Il generale iraniano Qassem Soleimani, ucciso dal raid americano venerdì, era una delle più note figure della teocrazia sciita, icona della Rivoluzione e simbolo di resistenza a quattro decenni di tensioni diplomatiche con gli Stati Uniti. Sopravvissuto all’orrore della lunga guerra contro l’Iraq degli anni ’80, creò e assunse il controllo della Forza d’élite della Guardia Rivoluzionaria Al Quds: era il responsabile delle campagne estere della Repubblica Islamica.
Si tratta di un’unità speciale del corpo delle Guardie della Rivoluzione islamica (i Pasdaran iraniani, che rispondono alla Guida suprema in persona). I reparti, perlopiù squadre di élite dall’alta specializzazione, sono responsabili delle operazioni militari e tattiche al di fuori del Paese. Lo stesso generale era tra le figure più potenti e rispettate della Repubblica islamica, era considerato un fine stratega militare ed era legato a doppio filo a Khamenei.
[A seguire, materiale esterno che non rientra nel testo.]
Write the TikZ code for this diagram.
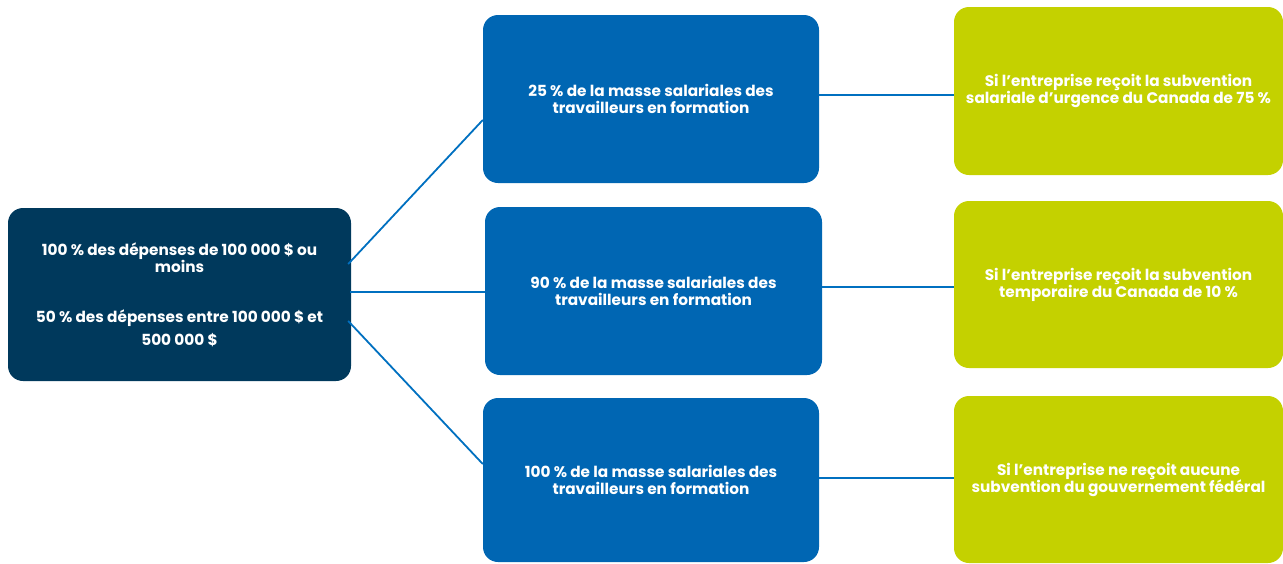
\documentclass[tikz,border=0pt]{standalone}
\usepackage{fontspec}
\setmainfont{Poppins}
\usetikzlibrary{calc}
\definecolor{navy}{RGB}{0,57,92}
\definecolor{midblue}{RGB}{0,102,179}
\definecolor{lime}{RGB}{196,209,0}
\definecolor{linkblue}{RGB}{0,112,192}
\tikzset{
  box/.style={rounded corners=15pt, inner sep=0pt, align=center, text=white,
    font=\bfseries\fontsize{15.3}{17}\selectfont},
  leftbox/.style={box, fill=navy, minimum width=343pt, minimum height=173pt},
  midbox/.style={box, fill=midblue, minimum width=336pt, minimum height=168pt},
  rightbox/.style={box, fill=lime, minimum width=329pt, minimum height=168pt},
  link/.style={draw=linkblue, line width=1.8pt}
}
\begin{document}
\begin{tikzpicture}[x=1pt,y=-1pt]
\useasboundingbox (0,0) rectangle (1283,563);
\node[leftbox] (L) at (179.5,294.5) {100 \% des dépenses de 100 000 \$ ou\\moins\\[33pt]50 \% des dépenses entre 100 000 \$ et\\[6pt]500 000 \$};
\node[midbox] (M1) at (651,99) {25 \% de la masse salariales des\\travailleurs en formation};
\node[midbox, minimum width=337pt] (M2) at (653.5,291) {90 \% de la masse salariales des\\travailleurs en formation};
\node[midbox, minimum height=164pt] (M3) at (651,480) {100 \% de la masse salariales des\\travailleurs en formation};
\node[rightbox] (R1) at (1118.5,91) {Si l’entreprise reçoit la subvention\\salariale d’urgence du Canada de 75 \%};
\node[rightbox, minimum height=167pt] (R2) at (1118.5,284.5) {Si l’entreprise reçoit la subvention\\temporaire du Canada de 10 \%};
\node[rightbox, minimum height=167pt] (R3) at (1118.5,479.5) {Si l’entreprise ne reçoit aucune\\subvention du gouvernement fédéral};
\coordinate (L1) at ($(L.east)+(-3,-30.5)$);
\coordinate (L2) at ($(L.east)+(-1,-2.5)$);
\coordinate (L3) at ($(L.east)+(-3,26.5)$);
\coordinate (M1in) at ($(M1.west)+(0,21)$);
\coordinate (M3in) at ($(M3.west)+(0,-16)$);
\draw[link] (L1) -- (M1in);
\draw[link] (L2) -- (L2 -| M2.west);
\draw[link] (L3) -- (M3in);
\draw[link] (M1.east |- 0,95) -- (R1.west |- 0,95);
\draw[link] (M2.east |- 0,287) -- (R2.west |- 0,287);
\draw[link] (M3.east |- 0,478) -- (R3.west |- 0,478);
\end{tikzpicture}
\end{document}
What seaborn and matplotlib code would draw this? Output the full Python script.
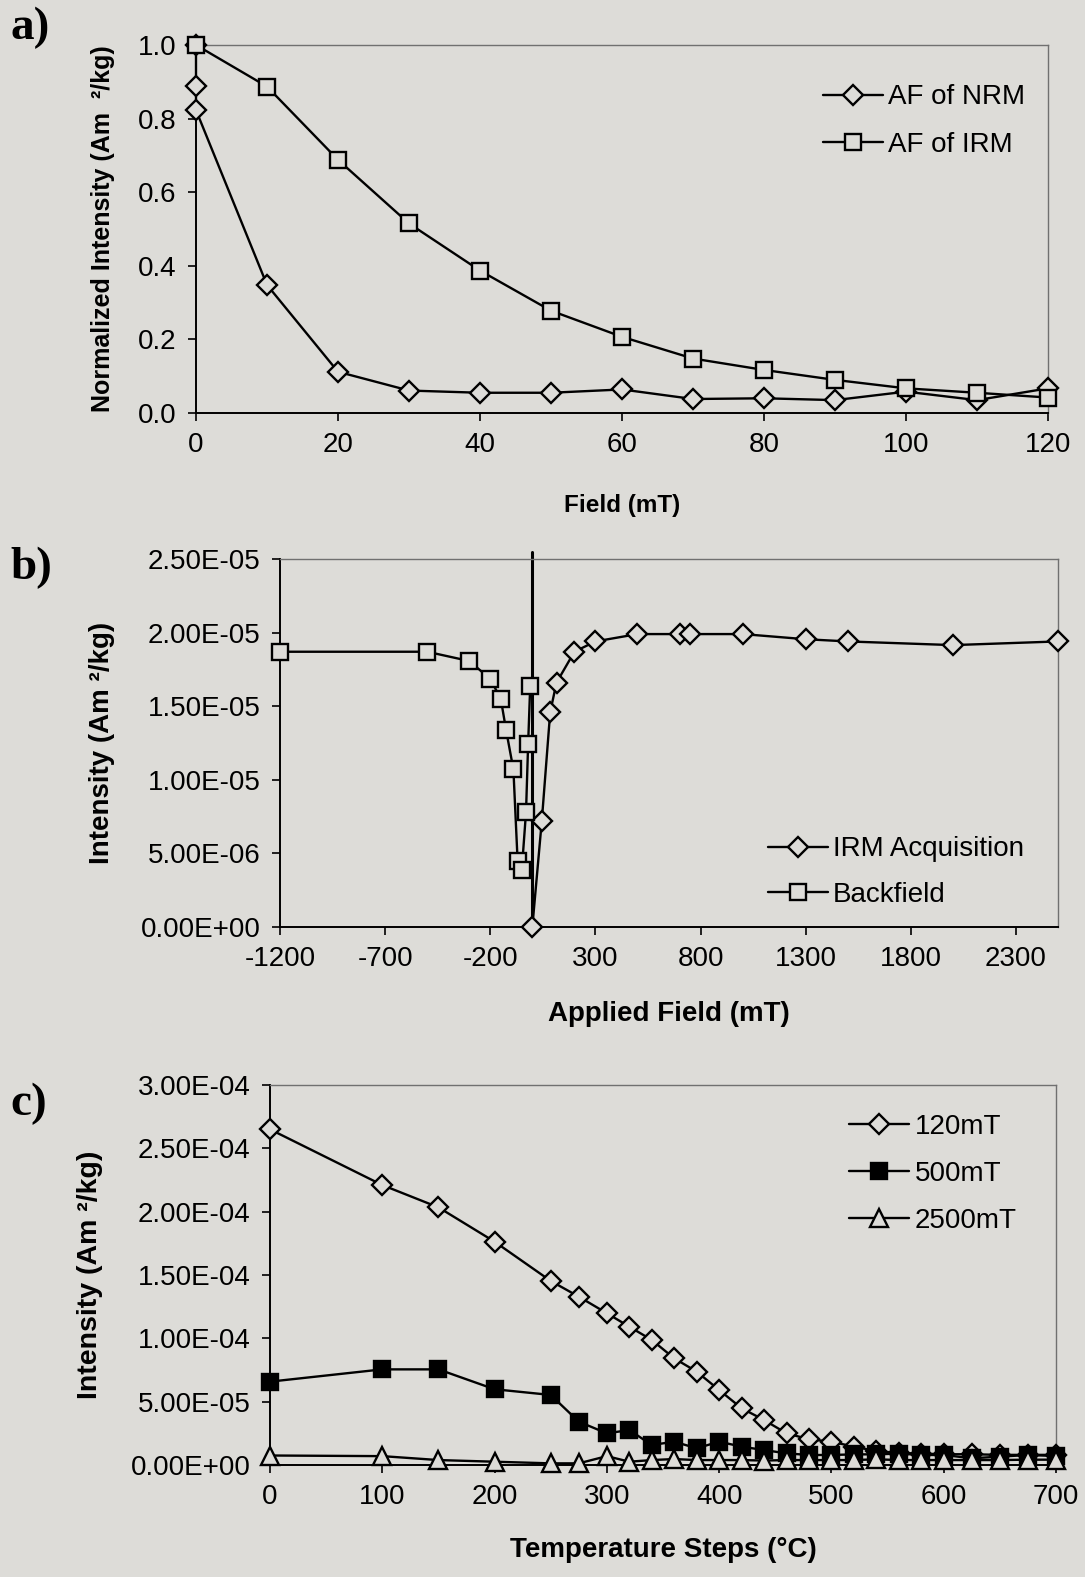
import matplotlib
matplotlib.use("Agg")
import matplotlib.pyplot as plt
import seaborn as sns
from matplotlib.ticker import FuncFormatter

# ---------------- data ----------------
# a) AF demagnetisation
af_field_nrm = [0, 0, 0, 10, 20, 30, 40, 50, 60, 70, 80, 90, 100, 110, 120]
af_nrm = [1.0, 0.889, 0.823, 0.348, 0.112, 0.061, 0.055, 0.055, 0.064, 0.038,
          0.040, 0.035, 0.058, 0.035, 0.067]
af_field_irm = [0, 10, 20, 30, 40, 50, 60, 70, 80, 90, 100, 110, 120]
af_irm = [1.0, 0.887, 0.688, 0.515, 0.387, 0.278, 0.207, 0.148, 0.117, 0.090,
          0.067, 0.055, 0.042]

# b) IRM acquisition and backfield
irm_acq_field = [0, 45, 85, 115, 200, 300, 500, 700, 750, 1000, 1300, 1500, 2000, 2500]
irm_acq = [0.0, 7.2e-6, 14.6e-6, 16.6e-6, 18.7e-6, 19.4e-6, 19.9e-6, 19.9e-6,
           19.9e-6, 19.9e-6, 19.55e-6, 19.4e-6, 19.15e-6, 19.4e-6]
backfield_field = [-1200, -500, -300, -200, -150, -125, -90, -70, -50, -30, -20, -10]
backfield = [18.7e-6, 18.7e-6, 18.07e-6, 16.85e-6, 15.5e-6, 13.4e-6, 10.7e-6,
             4.5e-6, 3.9e-6, 7.8e-6, 12.4e-6, 16.4e-6]

# c) thermal demagnetisation of three-component IRM
temp_steps = [0, 100, 150, 200, 250, 275, 300, 320, 340, 360, 380, 400, 420, 440,
              460, 480, 500, 520, 540, 560, 580, 600, 625, 650, 675, 700]
irm_120mT = [265e-6, 221e-6, 203.4e-6, 176.3e-6, 145.3e-6, 132.9e-6, 119.8e-6,
             109.2e-6, 98.7e-6, 84.2e-6, 73.7e-6, 59.2e-6, 44.8e-6, 35.5e-6, 25e-6,
             20.3e-6, 18.4e-6, 14.5e-6, 11e-6, 9.5e-6, 9e-6, 8.5e-6, 8.5e-6, 8e-6,
             8e-6, 8e-6]
irm_500mT = [65.8e-6, 75.5e-6, 75.5e-6, 59.8e-6, 55.3e-6, 34.2e-6, 25e-6, 27.6e-6,
             15.8e-6, 18.4e-6, 13.2e-6, 18.4e-6, 14.5e-6, 11.8e-6, 9.2e-6, 7.9e-6,
             7.9e-6, 8.4e-6, 8.4e-6, 9.0e-6, 7.9e-6, 7.9e-6, 5.3e-6, 6.6e-6, 7.9e-6,
             7.1e-6]
irm_2500mT = [7.5e-6, 7.0e-6, 3.9e-6, 2.6e-6, 1.3e-6, 1.3e-6, 7.0e-6, 2.6e-6,
              3.9e-6, 4.7e-6, 3.9e-6, 3.9e-6, 3.9e-6, 3.5e-6, 3.9e-6, 3.9e-6,
              3.9e-6, 3.9e-6, 4.5e-6, 3.9e-6, 3.9e-6, 3.9e-6, 3.9e-6, 3.9e-6,
              4.2e-6, 4.2e-6]

# ---------------- style ----------------
BG = "#dddcd8"
sns.set_theme(style="ticks")
plt.rcParams["font.family"] = ["Liberation Sans", "DejaVu Sans"]
plt.rcParams["axes.facecolor"] = BG
plt.rcParams["figure.facecolor"] = BG
for k in ("text.color", "axes.labelcolor", "xtick.color", "ytick.color"):
    plt.rcParams[k] = "black"

W, H = 1085, 1577
fig = plt.figure(figsize=(W / 100, H / 100), dpi=100)


def add_ax(left, top, right, bottom):
    return fig.add_axes([left / W, 1 - bottom / H, (right - left) / W, (bottom - top) / H])


def style_ax(ax, fs=20):
    ax.set_facecolor(BG)
    for s in ("left", "bottom"):
        ax.spines[s].set_color("black")
        ax.spines[s].set_linewidth(1.4)
    for s in ("top", "right"):
        ax.spines[s].set_visible(True)
        ax.spines[s].set_color("#707070")
        ax.spines[s].set_linewidth(1.0)
    ax.tick_params(direction="out", length=6, width=1.2, colors="black",
                   labelcolor="black", labelsize=fs, pad=8)


def series(ax, x, y, label, marker, ms, fill=BG):
    sns.lineplot(x=x, y=y, ax=ax, estimator=None, sort=False, errorbar=None,
                 color="black", linewidth=1.7, marker=marker, markersize=ms,
                 markerfacecolor=fill, markeredgecolor="black",
                 markeredgewidth=1.7, label=label, clip_on=False, zorder=3)


def legend(ax, anchor, spacing):
    leg = ax.legend(loc="upper left", bbox_to_anchor=anchor, frameon=False,
                    fontsize=20, handlelength=2.15, handletextpad=0.2,
                    labelspacing=spacing, borderpad=0, borderaxespad=0)
    for t in leg.get_texts():
        t.set_color("black")


# ---------------- panel a ----------------
axa = add_ax(196, 45, 1048, 413)
style_ax(axa)
series(axa, af_field_nrm, af_nrm, "AF of NRM", "D", 10)
series(axa, af_field_irm, af_irm, "AF of IRM", "s", 11.5)
axa.set_xlim(0, 120)
axa.set_ylim(0, 1.0)
axa.set_xticks(range(0, 121, 20))
axa.set_yticks([0, 0.2, 0.4, 0.6, 0.8, 1.0])
axa.yaxis.set_major_formatter(FuncFormatter(lambda v, p: f"{v:.1f}"))
axa.set_xlabel("Field (mT)", fontsize=17.5, fontweight="bold")
axa.set_ylabel("Normalized Intensity (Am  ²/kg)", fontsize=18, fontweight="bold")
axa.xaxis.set_label_coords(0.5, -0.22)
axa.yaxis.set_label_coords(-0.095, 0.5)
legend(axa, (0.736, 0.893), 0.77)

# ---------------- panel b ----------------
axb = add_ax(280, 559, 1058, 927)
style_ax(axb)
axb.axvline(0, ymin=0, ymax=1.02, color="black", linewidth=2.2, clip_on=False, zorder=2)
series(axb, irm_acq_field, irm_acq, "IRM Acquisition", "D", 10)
series(axb, backfield_field, backfield, "Backfield", "s", 11.5)
axb.set_xlim(-1200, 2500)
axb.set_ylim(0, 2.5e-5)
bx = [-1200, -700, -200, 300, 800, 1300, 1800, 2300]
axb.set_xticks(bx)
axb.set_xticklabels([str(v) for v in bx])
axb.set_yticks([i * 5e-6 for i in range(6)])
axb.yaxis.set_major_formatter(FuncFormatter(lambda v, p: f"{v:.2E}"))
axb.set_xlabel("Applied Field (mT)", fontsize=20, fontweight="bold")
axb.set_ylabel("Intensity (Am ²/kg)", fontsize=20, fontweight="bold")
axb.xaxis.set_label_coords(0.5, -0.2)
axb.yaxis.set_label_coords(-0.212, 0.5)
legend(axb, (0.627, 0.246), 0.69)

# ---------------- panel c ----------------
axc = add_ax(270, 1085, 1056, 1465)
style_ax(axc)
series(axc, temp_steps, irm_120mT, "120mT", "D", 10)
series(axc, temp_steps, irm_500mT, "500mT", "s", 12, fill="black")
series(axc, temp_steps, irm_2500mT, "2500mT", "^", 13.5)
axc.set_xlim(0, 700)
axc.set_ylim(0, 3e-4)
axc.set_xticks(range(0, 701, 100))
axc.set_yticks([i * 5e-5 for i in range(7)])
axc.yaxis.set_major_formatter(FuncFormatter(lambda v, p: f"{v:.2E}"))
axc.set_xlabel("Temperature Steps (°C)", fontsize=20, fontweight="bold")
axc.set_ylabel("Intensity (Am ²/kg)", fontsize=20.5, fontweight="bold")
axc.xaxis.set_label_coords(0.5, -0.19)
axc.yaxis.set_label_coords(-0.212, 0.5)
legend(axc, (0.737, 0.924), 0.75)

# ---------------- panel letters ----------------
for txt, y in (("a)", 28), ("b)", 568), ("c)", 1104)):
    fig.text(10 / W, 1 - y / H, txt, fontsize=34, fontweight="bold",
             family=["Liberation Serif", "DejaVu Serif"], ha="left", va="center")

fig.savefig("out.png", dpi=100, facecolor=BG)
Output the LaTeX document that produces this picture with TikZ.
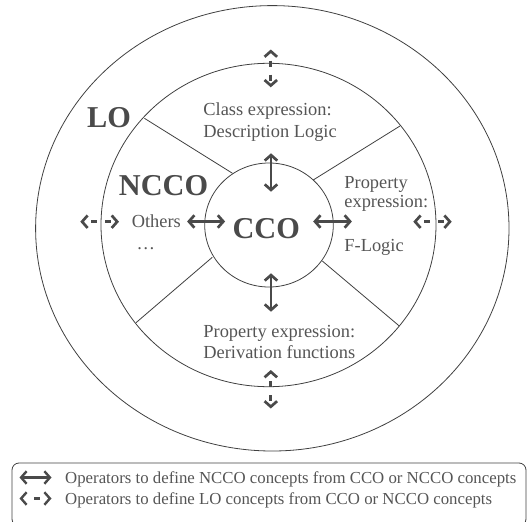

Gli Stati Uniti e Israele lo considerano responsabile della morte di truppe americane in Iraq.
Relativamente sconosciuto in Iran fino all’invasione statunitense dell’Iraq nel 2003, la popolarità (anche mistica) di Soleimani è cresciuta di pari passo alla volontà americana di farlo fuori.
Tre lustri dopo, sopravvissuto a diversi tentativi di uccisione, Soleimani era diventato il più famoso militare iraniano, ignorando ogni richiesta di entrare in politica.
Il leader supremo dell’Iran, l’Ayatollah Ali Khamenei, lo ha definito un “martire vivente della rivoluzione”. “Il fronte di guerra è il paradiso perduto dell’umanità”, disse Soleimani in un’intervista del 2009.
Dichiarato morto diverse volte – nel 2006, nel 2012 e nel 2015 – era nato l’11 marzo 1957. Cresciuto in una zona montagnosa nei pressi del villaggio di Rabor – famosa per le sue foreste, le sue culture d’albicocche, noci e pesche e per il coraggio dei suoi soldati – poco si sa della sua infanzia. I racconti iraniani suggeriscono che il padre fosse un contadino che, sotto lo scià Mohammad Reza Pahlavi, ricevette un pezzo di terra, ma che finì oberato dai debiti.
All’età di 13 anni, Soleimani iniziò quindi a lavorare nell’edilizia, per aiutare il padre. Con la rivoluzione islamica del 1979, che tolse il potere allo scià, Soleimani si unì alla Guardia rivoluzionaria, schierata nel nord-ovest dell’Iran per reprimere i disordini curdi. Durante la guerra contro l’Iraq, l’unità di Soleimani fu attaccata, come altre, con raid chimici dalle truppe di Saddam Hussein. Ebbe il coraggio di schierarsi contro la carneficina “senza senso” di quella guerra ma, allo stesso tempo, spronò con ardore i suoi a combattere, abbracciandoli uno a uno.
Dopo la guerra, Soleimani scomparve per diversi anni, forse per dei dissapori con Hashemi Rafsanjani, che sarebbe diventato presidente della Repubblica islamica dal 1989 al 1997. Con l’uscita di scena di Rafsanjani, Soleimani assunse il ruolo di capo delle unità speciali Quds e si avvicinò così tanto a Khamenei, che fu la stessa Guida Suprema a celebrare il matrimonio della figlia del generale.
Era nella lista delle sanzioni americane dal 2007 ma, ciononostante, i suoi viaggi sono continuati indisturbati. Nel 2011, funzionari statunitensi lo ritennero responsabile di uno stravagante complotto della forza Al Quds, per contrattare un presunto narco-assassino messicano al fine di uccidere un diplomatico saudita.
Ma la sua grande notorietà viene dalla guerra civile siriana e dal suo dispiegamento contro lo Stato Islamico. Diverse vittorie delle truppe di terra irachene sono state accompagnate da fotografie, in cui si vede Soleimani alla guida dei soldati senza giubbotto antiproiettile. “Soleimani ci ha insegnato che la morte è l’inizio della vita, non la fine”, le parole di un comandante miliziano iracheno.
Se Soleimani era il generale più importante della Guardia, è pur vero che sono molti tra le fila dell’esercito iraniano ad avere l’esperienza necessaria per rimpiazzarlo e condurre gli attacchi asimmetrici per procura, per i quali l’Iran è diventato noto.
Hessameddin Ashena, consigliere del presidente iraniano Hassan Rouhani, ha scritto su Telegram che “chiunque abbia messo il piede oltre la linea rossa dovrà essere pronto ad affrontarne le conseguenze”.